Autour de Raymond de Becker (1912-1969)

image Raymond de Becker
Colloque/Journée d'étude
Bruxelles

Étrangement, la figure de Raymond De Becker (Schaerbeek, 30 janvier 1912 – Versailles, 18 avril 1969), souvent évoquée dans les travaux des historiens, n’a encore fait l’objet d’aucun travail biographique. « Quant à Raymond De Becker », écrivait fort opportunément un « ami » d’André Gide, son histoire reste à écrire, car il semble que son passage du christianisme prophétique au fascisme virulent ait fait de lui un personnage non seulement sulfureux mais tabou ».
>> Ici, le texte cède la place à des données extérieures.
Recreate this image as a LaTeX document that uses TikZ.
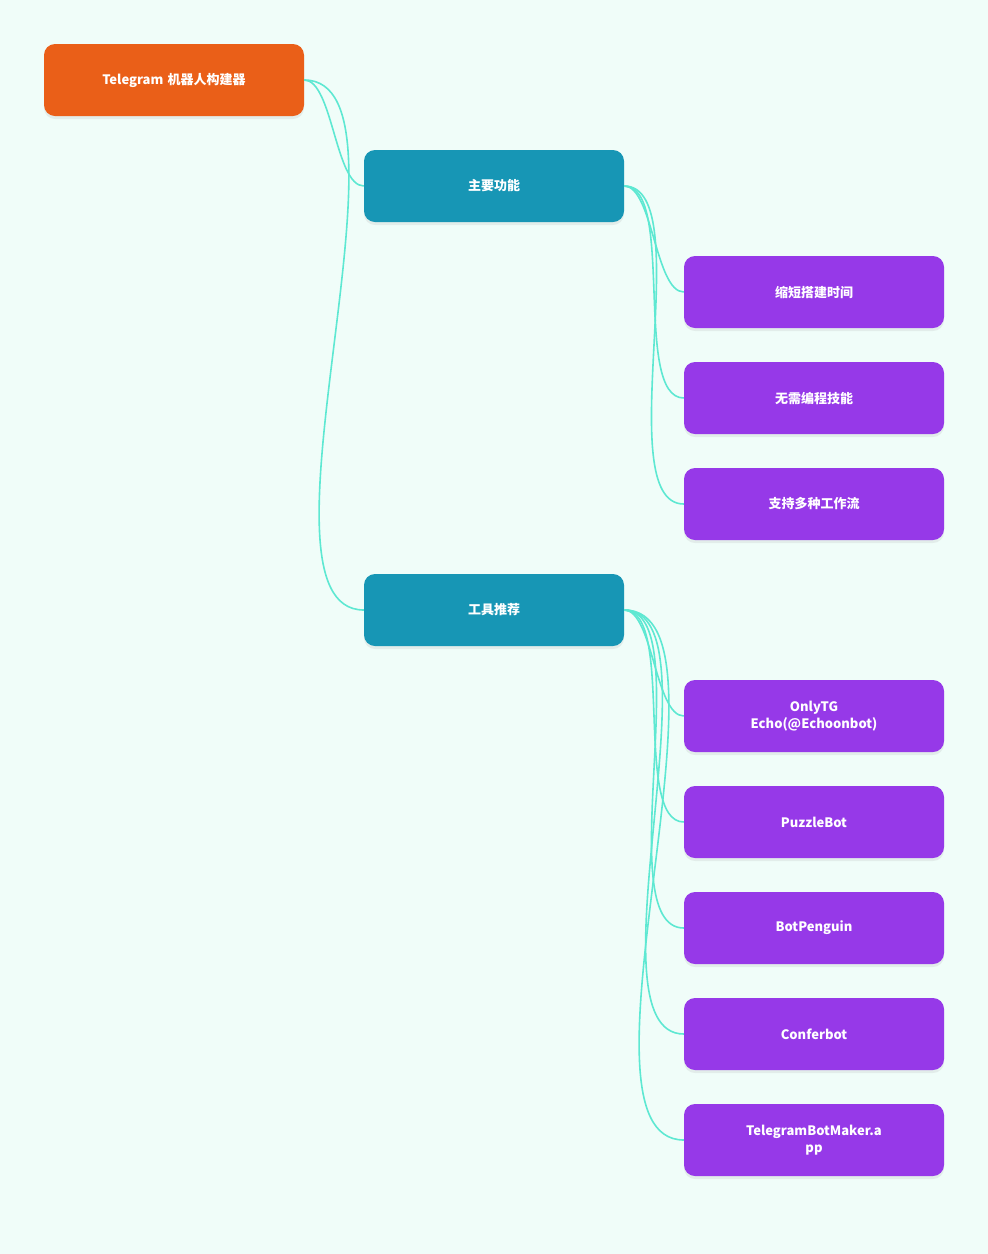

Après des études secondaires inachevées à l’Institut Sainte-Marie à Bruxelles, Raymond De Becker trouve à s’employer au sein d’une entreprise d’import-export américaine. Il quitte ce poste après un an pour entrer au secrétariat de l’ACJB à Louvain en tant que secrétaire général de la Jeunesse indépendante catholique – cercle de jeunesse des classes moyennes – qu’il a créée en mars 1928 avec sept autres jeunes industriels et commerçants. Il entre en contact avec des étudiants de Saint-Louis via Conrad van der Bruggen à l’été 1931 et participe à la fondation de l’Esprit nouveau et des Équipes universitaires. Il interrompt ses activités fin décembre 1932 après le congrès de la Centrale politique de jeunesse pour entreprendre une retraite mystique en France à Tamié où il a déjà effectué une reconnaisse au mois de septembre précédent de retour d’un voyage à Rome. Il met au point les premiers statuts du mouvement « Communauté » et revient en Belgique en novembre 1933 après un passage à Paris où il a rencontré André Gide. Ayant fait la connaissance d’Emmanuel Mounier à Bruxelles début 1934, il contribue à la pénétration des groupes « Esprit » en Belgique. De 1936 à 1938, il est associé au comité de rédaction de La Cité chrétienne puis passe à L’Indépendance belge d’où il est renvoyé en 1939. Il participe alors à la fondation du périodique neutraliste L’Ouest dirigé par Jean de Villers.

Durant l’Occupation, il deviendra directeur éditorial des Éditions de la Toison d’Or et rédacteur en chef du Soir volé. Il rompra cependant avec la collaboration en septembre 1943, justifiant sa rupture par l’incertitude manifestée par Léon Degrelle et les rexistes de s’attacher à défendre une structure étatique belge. Il sera alors placé en résidence surveillée, d’abord près de Genappe puis à l’hôtel d’Ifen à Hirschegg dans les Alpes bavaroises en Autriche où il côtoie notamment André François-Poncet. Condamné à mort le 24 juillet 1946 par le Conseil de guerre de Bruxelles, il sera cependant libéré en février 1951 mais contraint à l’exil. Il se réfugie en France où il poursuit une activité de publiciste principalement tournée vers la psychanalyse.

Ce colloque ambitionne donc d’aborder sans tabous cette figure capable de se mêler à tout ce qui compte dans les cénacles intellectuels belges et européens de l’entre-deux-guerres. A travers quatre sessions, il s’agira de revenir non seulement sur le parcours et les engagements du jeune publiciste dans les années 30 et 40, mais aussi de tenter de mesurer l’influence qu’il a pu exercer sur les nouvelles relèves belges et européennes. Cette démarche, essentielle, est compliquée par le fait que s’étant fourvoyé au nom de l’idée d’Europe unie dans la collaboration avec les nazis, le publiciste est devenu, dans la foulée de l’épuration, un « ami encombrant ».

En ce sens, les contributions devraient aussi permettre d’appréhender l’angle-mort qui apparaît immanquablement dans le parcours de nombreux personnages-clés de l’histoire intellectuelle, politique et artistique (P.-H. Spaak, mais aussi Hergé, Paul De Man, H. Bauchau) avant et après la Seconde Guerre mondiale. A cet égard, il est encore à espérer que cette rencontre permettra aussi de retrouver la piste de papiers et d’archives « oubliées » ou en déshérence de/sur Raymond De Becker…

Les différentes interventions feront l’objet d’une publication dans la collection des Archives et Musée de la Littérature à laquelle sera, notamment, adjointe la correspondance conservée entre Raymond De Becker et Jacques Maritain conservée au Cercle d'études Jacques et Raïssa Maritain de Kolbsheim.